= Second audio program =

Alternate audio channel used in television transmissions

Second audio program (SAP), also known as secondary audio programming, is an auxiliary audio channel for analog television that can be broadcast or transmitted both over-the-air and by cable television. Used mostly for audio description or other languages, SAP is part of the multichannel television sound (MTS) standard originally set by the National Television System Committee (NTSC) in 1984 in the United States. The NTSC video format and MTS are also used in Canada and Mexico.

==Usage==
SAP is often used to provide audio tracks in languages other than the native language included in the program. In the United States, this is sometimes used for Spanish-language audio (especially during sports telecasts), often leading to the function being referred to facetiously as the "Spanish audio program". Likewise, some Spanish-language programs may offer English on SAP, seen with soccer networks including beIN Sports (which features the same setup on its English and Spanish channels, and more rarely with general channels. Some stations may relay NOAA Weather Radio services, or, particularly in the case of PBS stations, a local National Public Radio (NPR) sister station, on the audio channel when SAP is not being used, and even commercial radio stations which are either sister operations or broker their programming onto the SAP channel. In Canada, parliamentary and public affairs channel CPAC similarly uses SAP to carry both English and French-language audio.
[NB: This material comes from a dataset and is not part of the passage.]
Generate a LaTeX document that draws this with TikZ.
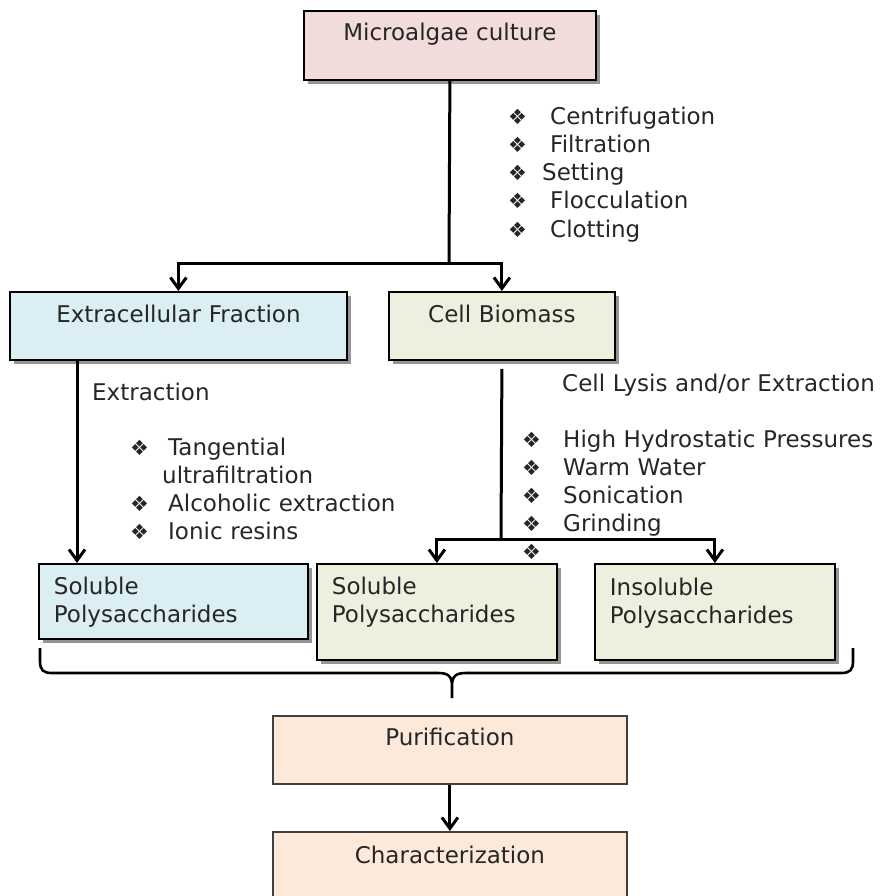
\documentclass[tikz,border=0pt]{standalone}
\usepackage{fontspec}
\setmainfont{DejaVu Sans}
\usepackage{tikz}
\usetikzlibrary{positioning,arrows.meta,shadows}
\definecolor{mypink}{RGB}{242,220,219}
\definecolor{myblue}{RGB}{219,238,244}
\definecolor{mygreen}{RGB}{235,241,222}
\definecolor{mypeach}{RGB}{253,233,217}
\newcommand{\bulsym}{{\fontsize{21}{24}\selectfont\char"2756}}
\newcommand{\bitem}[2][42pt]{\makebox[#1][l]{\bulsym}#2}
\tikzset{
  flowpic/.style={
    x=1pt
    ,y=-1pt
  }
  ,boxfont/.style={font=\fontsize{23}{28}\selectfont\color{black!85}}
  ,stepbox/.style={
    draw=black, line width=1.8pt,
    inner xsep=0pt, inner ysep=0pt,
    anchor=north west,
    align=center,
    boxfont
  }
  ,shadowed/.style={drop shadow={shadow xshift=4pt,shadow yshift=-4pt,fill=black!42,opacity=1}}
  ,leftbox/.style={stepbox,inner xsep=15pt,align=left}
  ,culture/.style={stepbox,shadowed,fill=mypink}
  ,extrabox/.style={stepbox,shadowed,fill=myblue}
  ,cellbox/.style={stepbox,shadowed,fill=mygreen}
  ,solbluebox/.style={leftbox,shadowed,fill=myblue}
  ,solgreenbox/.style={leftbox,shadowed,fill=mygreen}
  ,finalbox/.style={stepbox,draw=black!75,fill=mypeach}
  ,methods/.style={anchor=base west,inner sep=0pt,align=left,text width=420pt,boxfont}
  ,line/.style={line width=3pt}
  ,arrow/.style={line,-{Straight Barb[length=11pt,width=16pt]}}
  ,brace/.style={line width=2.6pt}
}
\begin{document}
\begin{tikzpicture}[flowpic]
  \useasboundingbox (0,0) rectangle (882,896);

  % top
  \node[culture,text width=292pt,text height=30pt,text depth=39pt] (culture) at (303,10) {Microalgae culture};
  \node[methods] (harvest) at (508,125) {\bitem{Centrifugation}\\ \bitem{Filtration}\\ \bitem[34pt]{Setting}\\ \bitem{Flocculation}\\ \bitem{Clotting}};

  % second row
  \node[extrabox,text width=337pt,text height=31pt,text depth=37pt] (extra) at (9,291) {Extracellular Fraction};
  \node[cellbox,text width=226pt,text height=31pt,text depth=37pt] (biomass) at (388,291) {Cell Biomass};

  % methods between rows
  \node[methods] (extraction) at (92,400) {Extraction};
  \node[methods] (extrlist) at (130,455) {\bitem[38pt]{Tangential}\\ \hspace*{32pt}ultrafiltration\\ \bitem[38pt]{Alcoholic extraction}\\ \bitem[38pt]{Ionic resins}};
  \node[methods] (lysis) at (562,391) {Cell Lysis and/or Extraction};
  \node[methods] (lysislist) at (522,447) {\bitem[41pt]{High Hydrostatic Pressures}\\ \bitem[41pt]{Warm Water}\\ \bitem[41pt]{Sonication}\\ \bitem[41pt]{Grinding}\\ \bitem[41pt]{}};

  % polysaccharides
  \node[solbluebox,text width=239pt,text height=31pt,text depth=44pt] (solblue) at (38,563) {Soluble\\Polysaccharides};
  \node[solgreenbox,text width=210pt,text height=31pt,text depth=65pt] (solgreen) at (316,563) {Soluble\\Polysaccharides};
  \node[solgreenbox,text width=210pt,text height=32pt,text depth=64pt] (insol) at (594,563) {Insoluble\\Polysaccharides};

  % bottom
  \node[finalbox,text width=354pt,text height=30pt,text depth=38pt] (purif) at (272,715) {Purification};
  \node[finalbox,text width=354pt,text height=32pt,text depth=37pt] (charact) at (272,831) {Characterization};

  % connectors
  \coordinate (split1) at (449,263);
  \coordinate (split2) at (501,539);
  \coordinate (xext) at (77,0);
  \draw[line] (culture.south) -- (split1);
  \draw[arrow] (split1) -| (extra.north);
  \draw[arrow] (split1) -| (biomass.north);
  \draw[arrow] (extra.south -| xext) -- (solblue.north -| xext);
  \draw[line] ([yshift=-8pt]biomass.south) -- (split2);
  \draw[arrow] (split2) -| (solgreen.north);
  \draw[arrow] (split2) -| (insol.north);
  \draw[arrow] (purif) -- (charact);

  % brace
  \draw[brace] (40,648) -- (40,661) .. controls (40,670) and (43,673) .. (52,673) -- (438,673)
    .. controls (448,673) and (452,676) .. (452,686) -- (452,698) -- (452,686)
    .. controls (452,676) and (456,673) .. (466,673) -- (841,673)
    .. controls (850,673) and (853,670) .. (853,661) -- (853,648);
\end{tikzpicture}
\end{document}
SAP is also a means of distribution for audio description of programs for the visually impaired. Under the Twenty-First Century Communications and Video Accessibility Act of 2010, top U.S. television networks and cable networks have been gradually required to broadcast quotas of audio described programming per-quarter, Since May 26, 2015, broadcasters have been required under the Act to provide dictations on SAP of any "emergency information" displayed in a textual format outside of the Emergency Alert System and newscasts.

==Frequencies==
MTS features, including stereo and SAP, travel on subcarriers of the video carrier, much like color for television. It is not carried on the audio carrier in the manner of stereo sound for an FM radio broadcast, however, as it only has a frequency deviation of ±25 kHz, whereas regular FM broadcasting has a deviation of ±75 kHz. T MTS pilot is locked to the horizontal sync frequency of the video carrier for stability. The SAP channel contains mono audio which has been dbx-encoded for noise reduction, to improve the signal-to-noise ratio. The SAP audio has a bandpass from 60 Hz to 12 kHz, which is less than the "regular" audio channel which runs from 50 Hz to 15 kHz.
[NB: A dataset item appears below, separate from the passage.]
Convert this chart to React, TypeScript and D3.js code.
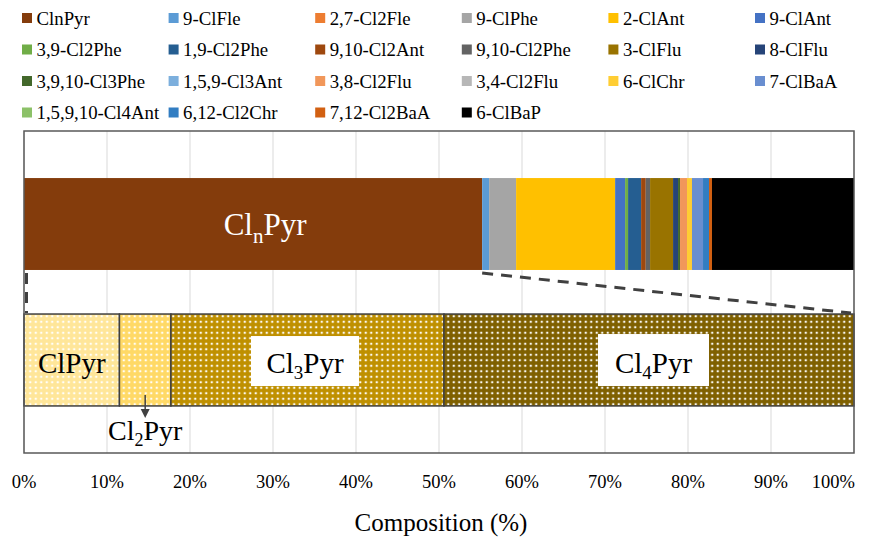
import React from "react";
import * as d3 from "d3";

const compounds = [
  "ClnPyr", "9-ClFle", "2,7-Cl2Fle", "9-ClPhe", "2-ClAnt", "9-ClAnt",
  "3,9-Cl2Phe", "1,9-Cl2Phe", "9,10-Cl2Ant", "9,10-Cl2Phe", "3-ClFlu", "8-ClFlu",
  "3,9,10-Cl3Phe", "1,5,9-Cl3Ant", "3,8-Cl2Flu", "3,4-Cl2Flu", "6-ClChr", "7-ClBaA",
  "1,5,9,10-Cl4Ant", "6,12-Cl2Chr", "7,12-Cl2BaA", "6-ClBaP",
];
const compoundValues = [
  55.2, 0.84, 0, 3.25, 11.93, 1.2,
  0.36, 1.57, 0.56, 0.52, 2.77, 0.6,
  0.24, 0, 0.84, 0, 0.6, 1.33,
  0, 0.72, 0.36, 17.11,
];
const compoundColors = [
  "#843C0C", "#5B9BD5", "#ED7D31", "#A5A5A5", "#FFC000", "#4472C4",
  "#70AD47", "#255E91", "#9E480E", "#636363", "#997300", "#264478",
  "#43682B", "#7CAFDD", "#F1975A", "#B7B7B7", "#FFCD33", "#698ED0",
  "#8CC168", "#327DC2", "#D26012", "#000000",
];

const pyrGroups = ["ClPyr", "Cl2Pyr", "Cl3Pyr", "Cl4Pyr"];
const pyrValues = [11.5, 6.2, 32.9, 49.4];
const pyrColors = ["#FFE699", "#FFD966", "#BF9000", "#7F6000"];

const barCategories = ["All", "ClnPyrDetail"];
const xTicks = [0, 10, 20, 30, 40, 50, 60, 70, 80, 90, 100];

const FONT = "Liberation Serif";

export default function App() {
  const W = 883, H = 541;
  const left = 24, right = 854, top = 131, bottom = 453;
  const x = d3.scaleLinear().domain([0, 100]).range([left, right]);
  const y = d3.scaleBand<string>().domain(barCategories).range([top, bottom]).paddingInner(0.324).paddingOuter(0.346);
  const bw = y.bandwidth();
  const yTop = y("All")!;
  const yBot = y("ClnPyrDetail")!;

  const topStack = d3.cumsum(compoundValues);
  const topSegs = compoundValues.map((v, i) => ({ name: compounds[i], x0: topStack[i] - v, x1: topStack[i], color: compoundColors[i] }));
  const botStack = d3.cumsum(pyrValues);
  const botSegs = pyrValues.map((v, i) => ({ name: pyrGroups[i], x0: botStack[i] - v, x1: botStack[i], color: pyrColors[i], i }));

  const legendCols = 6;
  const legX0 = 22, legDX = 146.6, legY0 = 13, legDY = 31.5;

  const mid = (s: { x0: number; x1: number }) => (x(s.x0) + x(s.x1)) / 2;
  const ts = { fontFamily: FONT } as React.CSSProperties;

  return (
    <svg width={W} height={H} style={{ position: "absolute", left: 0, top: 0, background: "#fff", fontFamily: FONT }}>
      <defs>
        {pyrColors.map((c, i) => (
          <pattern key={i} id={`dots${i}`} patternUnits="userSpaceOnUse" width={5.5} height={5.5}>
            <rect width={5.5} height={5.5} fill={c} />
            <circle cx={2.75} cy={2.75} r={1.25} fill="#fff" opacity={0.95} />
          </pattern>
        ))}
      </defs>
      <rect x={0} y={0} width={W} height={H} fill="#fff" />
      {/* legend */}
      {compounds.map((name, i) => {
        const col = i % legendCols;
        const row = Math.floor(i / legendCols);
        const lx = legX0 + col * legDX;
        const ly = legY0 + row * legDY;
        return (
          <g key={name}>
            <rect x={lx} y={ly} width={10} height={10} fill={compoundColors[i]} />
            <text x={lx + 14.5} y={ly + 11.5} fontSize={18.8} fill="#000" style={ts}>{name}</text>
          </g>
        );
      })}
      {/* gridlines */}
      {xTicks.map((t) => (
        <line key={t} x1={x(t)} x2={x(t)} y1={top} y2={bottom} stroke="#D9D9D9" strokeWidth={1} />
      ))}
      {/* top bar */}
      {topSegs.filter((s) => s.x1 > s.x0).map((s) => (
        <rect key={s.name} x={x(s.x0)} y={yTop} width={x(s.x1) - x(s.x0)} height={bw} fill={s.color} />
      ))}
      {/* bottom bar */}
      {botSegs.map((s) => (
        <rect key={s.name} x={x(s.x0)} y={yBot} width={x(s.x1) - x(s.x0)} height={bw} fill={`url(#dots${s.i})`} stroke="#404040" strokeWidth={1.5} />
      ))}
      {/* plot border */}
      <rect x={left} y={top} width={right - left} height={bottom - top} fill="none" stroke="#595959" strokeWidth={1.5} />
      {/* dashed connectors */}
      <line x1={x(0) + 2.5} x2={x(0) + 2.5} y1={yTop + bw + 3} y2={yBot - 1} stroke="#404040" strokeWidth={3} strokeDasharray="11,8" />
      <line x1={x(topSegs[0].x1)} y1={yTop + bw + 3} x2={x(100) - 3} y2={yBot - 1} stroke="#404040" strokeWidth={3} strokeDasharray="11,8" />
      {/* ClnPyr label */}
      <text x={mid(topSegs[0]) + 12} y={yTop + 57} fontSize={31} fill="#fff" textAnchor="middle" style={ts}>
        Cl<tspan fontSize={21} dy={8}>n</tspan><tspan dy={-8}>Pyr</tspan>
      </text>
      {/* ClPyr label */}
      <text x={mid(botSegs[0])} y={yBot + 59} fontSize={29} fill="#000" textAnchor="middle" style={ts}>ClPyr</text>
      {/* Cl3Pyr box */}
      <rect x={251} y={yBot + 22} width={108} height={50} fill="#fff" />
      <text x={305} y={yBot + 59} fontSize={29} fill="#000" textAnchor="middle" style={ts}>
        Cl<tspan fontSize={19} dy={6}>3</tspan><tspan dy={-6}>Pyr</tspan>
      </text>
      {/* Cl4Pyr box */}
      <rect x={598} y={yBot + 20} width={111} height={52} fill="#fff" />
      <text x={653.5} y={yBot + 59} fontSize={29} fill="#000" textAnchor="middle" style={ts}>
        Cl<tspan fontSize={19} dy={6}>4</tspan><tspan dy={-6}>Pyr</tspan>
      </text>
      {/* Cl2Pyr arrow + label */}
      <line x1={mid(botSegs[1])} x2={mid(botSegs[1])} y1={yBot + bw - 11} y2={yBot + bw + 4} stroke="#404040" strokeWidth={1.5} />
      <path d={`M${mid(botSegs[1]) - 4.5},${yBot + bw + 3} L${mid(botSegs[1]) + 4.5},${yBot + bw + 3} L${mid(botSegs[1])},${yBot + bw + 12} Z`} fill="#404040" />
      <text x={mid(botSegs[1])} y={yBot + bw + 34} fontSize={28} fill="#000" textAnchor="middle" style={ts}>
        Cl<tspan fontSize={18} dy={6}>2</tspan><tspan dy={-6}>Pyr</tspan>
      </text>
      {/* x tick labels */}
      {xTicks.map((t) => (
        <text key={t} x={t === 100 ? x(t) + 1 : x(t)} y={488} fontSize={18.5} textAnchor={t === 100 ? "end" : "middle"} fill="#000" style={ts}>{`${t}%`}</text>
      ))}
      <text x={441} y={531} fontSize={25} textAnchor="middle" fill="#000" style={ts}>Composition (%)</text>
    </svg>
  );
}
Though not technically an SAP channel, television stations can also broadcast a "PRO" (professional) audio subcarrier which is used to communicate with station personnel, particularly those engaged in electronic news gathering. This one-way audio channel allows individuals at the television station to send messages to people located away from the station, and is frequently employed during on-location newscasts as the foldback channel to reporters and cameramen. This channel is located at 6.5 times the pilot (102.271 kHz), and is also part of the MTS standard.

==Other media==
Second audio programs are also available in other media. On analog television receive-only satellite television systems, audio programs are manually tuned by their subcarrier frequency, commonly around 6 MHz, often as low as 5.8 or as high as 7.2. These travel the same way as the discrete left and right main audio channels, and ATIS station ID, which is heard as Morse code. On FM radio, radio reading services and other audio programs can be heard on subcarriers through subsidiary communications authority. However, these are generally prohibited from public listening without special equipment. HD Radio subchannels, somewhat more widely available, operate on a similar premise but generally carry totally unrelated programming to the main feed.
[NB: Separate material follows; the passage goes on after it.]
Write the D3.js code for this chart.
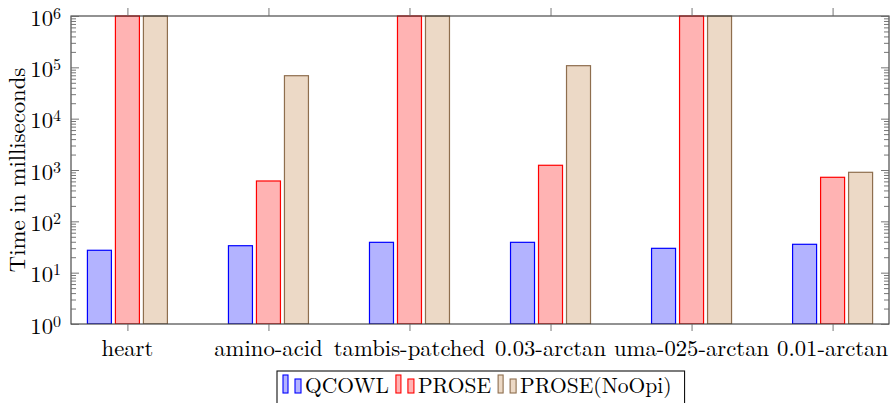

On digital television systems, selection is done through a menu as with analog television, though some provide easier access rather than having to dig down to find the option. Stations may also choose to transmit audio-only programs by assigning them to separate digital subchannels with an optional screen of title and artist information; however, this prevents the viewer from watching the main video in the case of television stations.